Ask the Geriatrician: Managing Diabetes in Older Adults
Ask the Expert
Carol Mangione, MD, MS
David Geffen School of Medicine, UCLA
Gerardo Moreno, MD
David Geffen School of Medicine, UCLA
Q: What is diabetes?
A: When your body digests food it converts much of it into “glucose” -- a kind of sugar that your cells use for energy. Your body also produces a hormone called “insulin.” Insulin helps you get the right amount of glucose in your bloodstream, which carries it to your cells. When something goes wrong with these processes, the result is diabetes.
Diabetes develops when the amount of sugar in your blood becomes too high, because your body doesn’t make enough insulin (type 1 diabetes), because your body doesn’t respond to insulin (type 2 diabetes), or both. The extra sugar that builds up damages your body parts. People with type 1 usually develop diabetes in childhood or as teenagers. Older people are particularly likely to develop type 2 diabetes because your body’s ability to manage sugar declines with age. Being overweight can cause diabetes.
Q: What is different for older adults with Diabetes compared to younger people?
A: Having diabetes increases the chance of having heart attacks, strokes, kidney or eye problems, which makes it an especially challenging disease for older adults to manage. If you have diabetes, chances are your healthcare professional is also treating you for other problems, such as high blood pressure or high cholesterol, for example. And that means you could be taking several different medications, and need to be followed carefully to make sure that all these medications are working safely together.
Older persons with diabetes also may have trouble with depression, memory loss, urinary incontinence, falls, poor vision, and persistent pain. The good news is that all of these problems can be treated by your healthcare provider, so be sure to talk to them about it.

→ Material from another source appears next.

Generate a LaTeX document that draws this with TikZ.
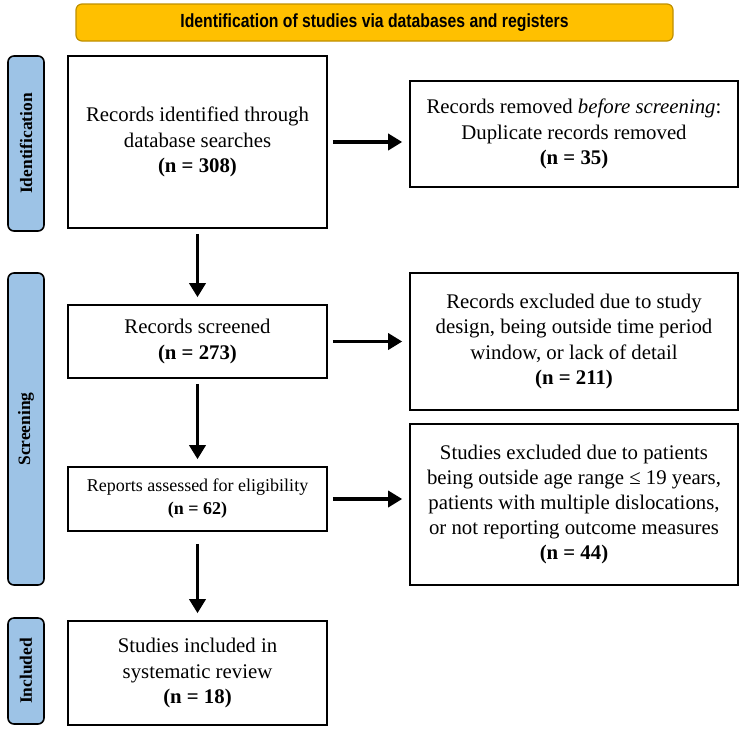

Q: What is Glycemic Control?
A: Control of blood sugar is important in preventing or delaying problems from diabetes. Blood glucose levels can be checked to make sure that control is achieved. Everyone with diabetes needs their blood sugar checked. Your healthcare professional will do this with 2 tests, one is the hemoglobin A1c which lets you know how good your sugar control has been over the past 3 months. Everyone with diabetes needs at least 2 of these tests a year. The second test is your blood sugar level before eating; this is called the fasting blood sugar or glucose test. Your healthcare professional will help you set a safe goal for your blood sugar control.
Once in a while persons with type 2 diabetes may need to test their blood sugar at home. Your healthcare provider can help you decide whether you need to do this and how often.
Q: What should my hemoglobin A1C level be?
A: No matter what your age or general health is, everyone with diabetes needs to work with their healthcare provider to decide what level of A1C will be best for their long-term health. Your treatment & management will depend on how long you have had diabetes, what other conditions you have and your life expectancy. You should talk to your healthcare professional about what target is right for you.
- If you are a middle-aged adult and otherwise healthy and active, your healthcare provider will want you to aim for an A1C of 7% or less.
- If you are older and have a lot of medical problems, it is likely that an A1C between 7 and 8% would be very safe for you. It takes 10 to19 years before the benefits of an A1C less than 7% is seen, and so generally moderate control is generally better for older adults
Q: What can I do to control my diabetes?
A: There is a lot that you can do every day to help your diabetes stay in control, including:
- weight loss if you are overweight
- taking your medication correctly every day
- eating smaller portions
- making healthier choices by eating more vegetables, fiber, fresh fruits and eating less sweets and high fat foods.
Exercise is very important for persons with diabetes. Even moderate exercise, such as walking, can help lower your blood sugar. If you also have high blood pressure, walking also helps to lower it. Exercise also decreases the risk of heart disease and helps mild depression. Because of differences in the physical condition of older diabetics, you should talk to your health care provider or diabetes educator to plan an exercise program that is right for you.
If you are a smoker, quitting is the most important thing you can do for your diabetes and health.